If you’re a pantster (someone who just writes with no outline) and you find yourself frequently stuck to the point of abandoning projects, maybe you need to try outlining. If you have tried outlining and it’s not for you, try the same tips as above: take a walk, talk to a friend, do a mindless chore, have a shower, let it sit, let your mind mull it over. I’ve been here before too. I get up and stretch, run through my taekwondo patterns, make a snack, write a different scene and come back to it.
We’re obsessed with productivity (I’m one to talk, right? Setting word count goals and project deadlines like a mad woman) but we’re allowed to have slow days. When I’m stuck on my novel I work on my memoir. Or I work on world building and catch the words up on a later day. Slow down. You don’t have to complete an entire novel every month. You don’t have to be the fastest. Slow down and think for yourself. This is YOUR story, YOUR novel, write it the way you want to.
And don’t worry about your productivity speed.
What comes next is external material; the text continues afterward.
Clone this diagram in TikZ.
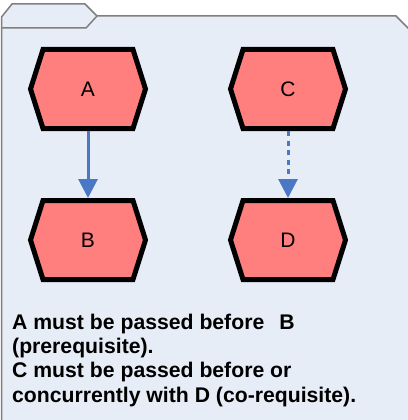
\documentclass[tikz,border=0pt]{standalone}
\usepackage{fontspec}
\setmainfont{Liberation Sans}
\usetikzlibrary{arrows.meta,calc}
\definecolor{folderbg}{HTML}{E7EDF7}
\definecolor{folderline}{HTML}{7F7F7F}
\definecolor{hexfill}{HTML}{FF7F7F}
\definecolor{arrowblue}{HTML}{4A78C4}
\tikzset{
  hexbox/.style={rectangle, draw=none, minimum width=115pt, minimum height=79pt,
    inner sep=0pt, outer sep=0pt, font=\fontsize{21}{24}\selectfont},
  hexline/.style={draw=black, fill=hexfill, line width=5pt, line join=miter},
  link/.style={draw=arrowblue, line width=3pt, shorten <=2.5pt, shorten >=2.5pt,
    -{Triangle[width=19pt,length=19pt]}},
  dashlink/.style={link, dash pattern=on 5pt off 4.5pt},
  folder/.style={draw=folderline, fill=folderbg, line width=1.5pt, line join=miter}
}
\newcommand{\hexagonof}[1]{%
  \path[hexline] (#1.west) -- ([xshift=12.5pt]#1.north west) -- ([xshift=-12.5pt]#1.north east)
    -- (#1.east) -- ([xshift=-12.5pt]#1.south east) -- ([xshift=12.5pt]#1.south west) -- cycle;}
\begin{document}
\begin{tikzpicture}[x=1pt,y=-1pt]
\useasboundingbox (0,0) rectangle (407,420);
% folder
\path[folder] (1.5,425) -- (1.5,17) -- (12,4) -- (85,4) -- (97,16) -- (396,16) -- (410,30) -- (410,425) -- cycle;
\draw[draw=folderline, line width=1.5pt] (1.5,28) -- (86,28) -- (97,16);
% nodes
\node[hexbox] (A) at (88,89) {};
\node[hexbox] (B) at (88,240) {};
\node[hexbox] (C) at (288,89) {};
\node[hexbox] (D) at (288,240) {};
\hexagonof{A}\hexagonof{B}\hexagonof{C}\hexagonof{D}
\node[hexbox] at (A) {A};
\node[hexbox] at (B) {B};
\node[hexbox] at (C) {C};
\node[hexbox] at (D) {D};
% connectors
\draw[link] (A.south) -- (B.north);
\draw[dashlink] (C.south) -- (D.north);
% text
\node (T) [anchor=base west, align=left, inner sep=0pt,
  font=\bfseries\fontsize{21.2}{24.3}\selectfont] at (12,402)
  {A must be passed before\hspace{15pt}B\\(prerequisite).\\C must be passed before or\\concurrently with D (co-requisite).};
\end{tikzpicture}
\end{document}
I’ve been waiting 7 years for the next George RR Martin novel to come out. Write at your own pace, and take time to recharge your creativity. Do your own brainstorming because the book is ultimately yours.
And yes, when all else fails, that is what a writing group is ultimately for. But I get the feeling that the second these writers hit a snag they jump on Facebook yelling “bail me out! This is hard! Give me the answer!” Writing is hard. It takes a lot of braining. Creating is exhausting and draining work, no matter what or how you create. Recharge, slow down, take breaks, let your mind wander at its own pace instead of the pace the world has set out for it.